Once enough people adopt this idea, it will become routine for emergency personnel to immediately look for the ICE listing.
Last week, because clearly we’re always in need of more information about John Mark Karr, we got to read news reports about how, according to Sonoma County Sheriff\’s Department documents, Karr told a friend back in 2001 about his interest in young girls and his beliefs that it’s natural for young girls to experience sexual relations and for older men to fall in love with them.
As unsettling as this is, I think we all already understood that Karr is a pedophile: the hundreds of images in his computers, the child pornography charges he left the country to avoid, his continued belief that he had a relationship with 6-year-old murder victim JonBenét Ramsey…
Karr is a bone the media simply won’t let go of: Last month, well after the man’s 15 minutes of fame should have expired, he was interviewed by Larry King on CNN, Greta Van Susteren on Fox News, and pop psychologist Keith Ablow on NBC. Then Larry King interviewed Dr. Ablow about Dr. Ablow’s thoughts about Karr.
And you know there’s going to be a book written by (or “written by”) this delusional pedophile whose celebrity is based on the public’s fleeting belief that he was involved in JonBenét Ramsey’s death.
Up until last week, Muradif Hasanbegovic was serving a seven-year robbery sentence in an Austrian prison, with a job in a prison workshop where he packaged and shipped out parts for lamp-posts… until he packaged himself up and, with the help of fellow prisoners who loaded him onto the truck, shipped himself off to points unknown (though he broke out of the box and jumped from the truck as soon as he was clear of the prison).
The key question here should be, How did nobody see this coming?
In Michigan this past summer, partygoers were playing a game called “the stupidest thing I’ve ever done.” When it came to be Jerry Rose’s turn, he said he “shot a guy in the head.”
Which Rose’s girlfriend mentioned to police when they were questioning her about a series of unrelated break-ins.
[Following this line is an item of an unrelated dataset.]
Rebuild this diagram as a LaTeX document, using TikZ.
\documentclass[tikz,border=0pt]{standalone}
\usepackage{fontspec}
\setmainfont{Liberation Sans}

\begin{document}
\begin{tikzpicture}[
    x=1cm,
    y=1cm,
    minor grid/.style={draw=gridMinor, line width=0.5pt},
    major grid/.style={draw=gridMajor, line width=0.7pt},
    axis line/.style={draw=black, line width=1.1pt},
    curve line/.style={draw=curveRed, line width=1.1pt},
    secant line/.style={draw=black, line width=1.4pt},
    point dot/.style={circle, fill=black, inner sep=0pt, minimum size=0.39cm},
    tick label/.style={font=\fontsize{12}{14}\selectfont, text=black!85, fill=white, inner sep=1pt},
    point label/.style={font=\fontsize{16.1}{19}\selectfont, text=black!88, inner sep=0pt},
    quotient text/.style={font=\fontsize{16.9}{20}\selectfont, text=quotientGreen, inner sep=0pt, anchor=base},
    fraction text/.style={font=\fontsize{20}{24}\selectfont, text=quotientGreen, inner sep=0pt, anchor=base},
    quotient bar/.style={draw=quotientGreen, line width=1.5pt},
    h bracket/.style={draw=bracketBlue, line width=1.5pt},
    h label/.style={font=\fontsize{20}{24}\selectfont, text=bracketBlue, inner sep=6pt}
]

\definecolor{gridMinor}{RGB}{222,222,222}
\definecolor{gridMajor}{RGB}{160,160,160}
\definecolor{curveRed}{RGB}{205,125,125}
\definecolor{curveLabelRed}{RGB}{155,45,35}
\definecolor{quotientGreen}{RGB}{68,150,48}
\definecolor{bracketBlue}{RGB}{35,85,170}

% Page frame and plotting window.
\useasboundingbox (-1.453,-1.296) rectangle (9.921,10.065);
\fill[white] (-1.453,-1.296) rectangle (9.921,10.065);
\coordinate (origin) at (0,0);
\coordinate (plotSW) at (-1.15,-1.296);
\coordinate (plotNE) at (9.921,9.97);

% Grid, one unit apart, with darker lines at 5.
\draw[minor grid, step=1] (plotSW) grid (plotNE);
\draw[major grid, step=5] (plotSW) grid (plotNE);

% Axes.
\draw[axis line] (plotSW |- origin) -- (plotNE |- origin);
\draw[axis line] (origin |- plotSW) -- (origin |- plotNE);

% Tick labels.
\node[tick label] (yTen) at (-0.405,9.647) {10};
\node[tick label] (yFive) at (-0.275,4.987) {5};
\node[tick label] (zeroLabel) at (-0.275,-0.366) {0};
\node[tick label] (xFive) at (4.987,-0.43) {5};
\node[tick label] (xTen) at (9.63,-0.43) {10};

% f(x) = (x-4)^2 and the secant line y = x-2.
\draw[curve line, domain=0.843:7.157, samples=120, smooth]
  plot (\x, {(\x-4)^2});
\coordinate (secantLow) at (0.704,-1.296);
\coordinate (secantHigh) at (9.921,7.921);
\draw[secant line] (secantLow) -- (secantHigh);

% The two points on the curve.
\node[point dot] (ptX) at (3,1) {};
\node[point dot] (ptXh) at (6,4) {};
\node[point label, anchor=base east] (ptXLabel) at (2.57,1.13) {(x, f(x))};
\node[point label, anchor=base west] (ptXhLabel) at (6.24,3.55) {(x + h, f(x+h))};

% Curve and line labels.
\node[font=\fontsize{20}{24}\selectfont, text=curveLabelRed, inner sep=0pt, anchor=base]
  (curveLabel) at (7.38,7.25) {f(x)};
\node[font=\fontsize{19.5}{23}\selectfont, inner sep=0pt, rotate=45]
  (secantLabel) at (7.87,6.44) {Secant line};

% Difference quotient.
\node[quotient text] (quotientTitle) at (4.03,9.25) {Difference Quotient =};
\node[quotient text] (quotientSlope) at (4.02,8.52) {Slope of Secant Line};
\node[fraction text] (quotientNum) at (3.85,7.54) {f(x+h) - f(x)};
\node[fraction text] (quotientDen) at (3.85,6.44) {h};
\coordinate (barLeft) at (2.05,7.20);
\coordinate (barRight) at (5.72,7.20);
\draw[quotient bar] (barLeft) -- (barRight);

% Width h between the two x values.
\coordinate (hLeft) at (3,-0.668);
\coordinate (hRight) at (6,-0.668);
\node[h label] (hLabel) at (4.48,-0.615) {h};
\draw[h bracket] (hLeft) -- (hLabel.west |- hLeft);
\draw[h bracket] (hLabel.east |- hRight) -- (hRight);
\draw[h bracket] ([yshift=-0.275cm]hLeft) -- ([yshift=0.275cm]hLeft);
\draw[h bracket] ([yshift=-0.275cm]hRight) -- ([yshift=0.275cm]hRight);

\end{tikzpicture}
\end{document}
Which led to Rose’s arrest for the March 22 murder of a 60-year-old man and his arraignment on murder and armed robbery charges this past Friday.
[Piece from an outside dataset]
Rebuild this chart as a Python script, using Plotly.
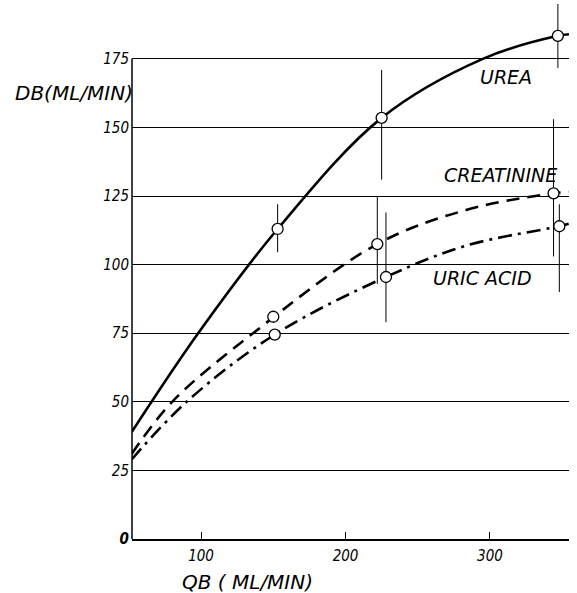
import plotly.graph_objects as go

urea_x = [153, 225, 347]
urea_y = [113, 153.5, 183.4]
urea_err_plus = [9, 17.5, 11.6]
urea_err_minus = [8.5, 22.5, 11.7]

creat_x = [150, 222, 344]
creat_y = [81, 107.5, 126]
creat_err_plus = [0, 17.5, 27]
creat_err_minus = [0, 14.5, 23]

uric_x = [151, 228, 348]
uric_y = [74.5, 95.5, 114]
uric_err_plus = [0, 23.5, 8]
uric_err_minus = [0, 16.5, 24]

# Drawn curves
urea_cx = [52, 98, 153, 225, 295, 347, 355]
urea_cy = [39, 75, 113, 153.5, 175, 183.4, 184]

creat_cx = [52, 80, 136, 222, 284, 344, 355]
creat_cy = [31, 50, 75, 107.5, 120, 126, 126.5]

uric_cx = [52, 90, 151, 228, 284, 348, 355]
uric_cy = [29, 50, 74.5, 95.5, 107, 114, 115]

y_ticks = [0, 25, 50, 75, 100, 125, 150, 175]
y_ticktext = ["<b>0</b>", "25", "50", "75", "100", "125", "150", "175"]
x_ticks = [100, 200, 300]
x_ticktext = ["100", "200", "300"]

labels = ["UREA", "CREATININE", "URIC ACID"]
label_x = [311, 307, 294.5]
label_y = [168.4, 132.7, 95.1]

FONT = "DejaVu Sans Condensed, Liberation Sans Narrow, DejaVu Sans, sans-serif"
LFONT = "DejaVu Sans, sans-serif"

fig = go.Figure()

fig.add_trace(go.Scatter(x=urea_cx, y=urea_cy, mode="lines", line_shape="spline",
                         line=dict(color="black", width=2.6), showlegend=False))
fig.add_trace(go.Scatter(x=creat_cx, y=creat_cy, mode="lines", line_shape="spline",
                         line=dict(color="black", width=2.6, dash="13px,8px"), showlegend=False))
fig.add_trace(go.Scatter(x=uric_cx, y=uric_cy, mode="lines", line_shape="spline",
                         line=dict(color="black", width=2.6, dash="14px,6px,3px,6px"), showlegend=False))

for xs, ys, ep, em in [(urea_x, urea_y, urea_err_plus, urea_err_minus),
                       (creat_x, creat_y, creat_err_plus, creat_err_minus),
                       (uric_x, uric_y, uric_err_plus, uric_err_minus)]:
    fig.add_trace(go.Scatter(
        x=xs, y=ys, mode="markers",
        marker=dict(symbol="circle", size=11, color="white", line=dict(color="black", width=1.3)),
        error_y=dict(type="data", symmetric=False, array=ep, arrayminus=em,
                     color="black", thickness=1, width=0),
        showlegend=False))

for t, x, y in zip(labels, label_x, label_y):
    fig.add_annotation(x=x, y=y, text=t, showarrow=False, xanchor="center", yanchor="middle",
                       font=dict(family=LFONT, size=19, color="black", style="italic"))

fig.add_annotation(xref="paper", x=0, xanchor="right", xshift=3, yref="y", y=162.5,
                   yanchor="middle", text="DB(ML/MIN)", showarrow=False,
                   font=dict(family=LFONT, size=20, color="black", style="italic"))
fig.add_annotation(xref="x", x=132, xanchor="center", yref="paper", y=0, yshift=-43,
                   yanchor="middle", text="QB ( ML/MIN)", showarrow=False,
                   font=dict(family=LFONT, size=20, color="black", style="italic"))

# y axis line only up to 175
fig.add_shape(type="line", xref="paper", x0=0, x1=0, yref="y", y0=0, y1=175,
              line=dict(color="black", width=1.5))

fig.update_xaxes(range=[52.2, 354.7], tickvals=x_ticks, ticktext=x_ticktext,
                 ticks="inside", ticklen=7, tickcolor="black", tickwidth=1.2,
                 showline=True, linecolor="black", linewidth=1.5, showgrid=False, zeroline=False,
                 tickfont=dict(family=FONT, size=15, color="black", style="italic"),
                 ticklabelstandoff=2)
fig.update_yaxes(range=[0, 195], tickvals=y_ticks, ticktext=y_ticktext,
                 ticks="", showline=False, showgrid=True, gridcolor="black", gridwidth=1,
                 zeroline=False,
                 tickfont=dict(family=FONT, size=15, color="black", style="italic"),
                 ticklabelstandoff=2)

fig.update_layout(width=577, height=593, margin=dict(l=132, r=8, t=4, b=54),
                  paper_bgcolor="white", plot_bgcolor="white", showlegend=False)

fig.write_html("out.html", config={"displayModeBar": False},
               post_script="document.body.style.margin='0';")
All in all, the shooting might have been only the second stupidest thing Rose had ever done.
Monday morning, Kim Roberts – an exotic dancer hired to perform at the Duke University lacrosse team party where another dancer claims she was beaten and raped by three team members – revealed on Good Morning America that after the party, the accuser said to her (when Roberts tried to force her out of the car because she was acting and “talking crazy”), “Put marks on me. That’s what I want. Go ahead.” This revelation might have seemed a bit more credible if it didn’t come more than seven months after the rape allegation.
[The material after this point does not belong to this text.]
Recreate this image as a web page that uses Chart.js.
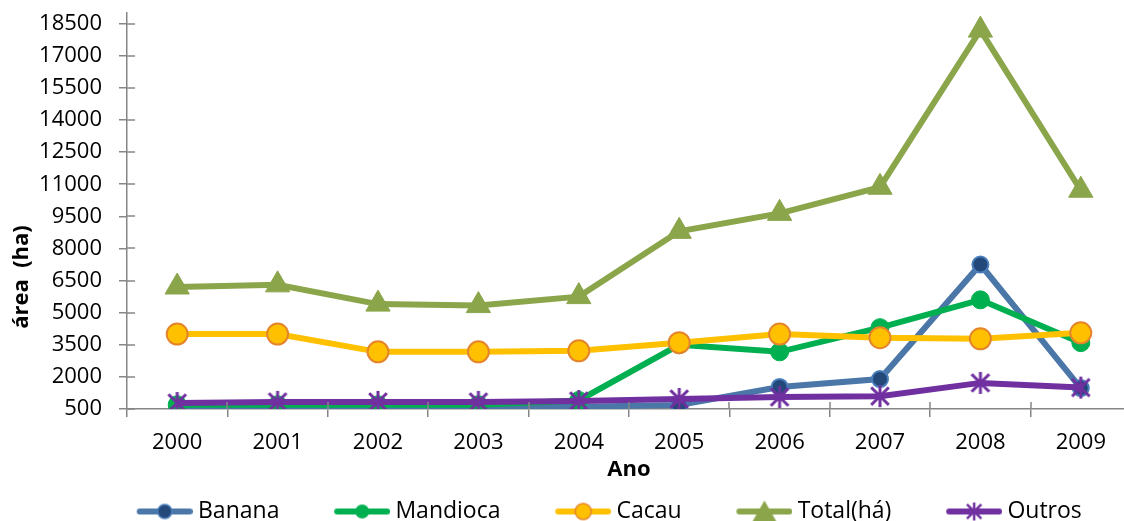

Roberts’s attorney claims Roberts had no idea this information might be significant.
Would it be cynical to suggest that Ms. Roberts has decided that the case against the lacrosse players is unraveling, and her best chance at extending her 15 minutes of fame – and perhaps seeing a nice paycheck for the rights to her story – rests with being the person who exonerates the defendants?
This coming Sunday (November 5), an Iraqi court is scheduled to announce a verdict and (if necessary) a sentence in the trial of former Iraqi leader Saddam Hussein and seven co-defendants for the 1982 murder of about 150 Shiites from the town of Dujail. Dujail was the site of an assassination attempt against Saddam. If Saddam is found guilty and sentenced to death, he will be hanged within 30 days (unless he successfully appeals his conviction).
Bill Crozier, a candidate for Oklahoma State School Superintendent, has a plan to keep students safe from attack: bulletproof schoolbooks, perhaps lined with Kevlar (the substance used to make bullet-proof vests which, in fact, our government is having a difficult enough time supplying to our soldiers in Iraq). Crozier’s reasoning is that children can hold the books up as shields while running away from a school gunman. Assuming the gunman would aim only at the books.
Even if this notion made any sense (and clearly it’s intended to appeal to parental panic in the wake of three recent school attacks, rather than to logic), backpacks carried by middle school and high school students can weigh up to 40 pounds. That’s about 30% of the average child’s weight. Doctors caution that anything over 15% can lead to back problems and other injuries.
Here’s a thought, though: Have kids use the backpack itself for protection: Probably nothing short of an armor-piercing bullet would have much chance of getting through 40 pounds of books, notebooks, lunches, pens, mp3 players and cell phones.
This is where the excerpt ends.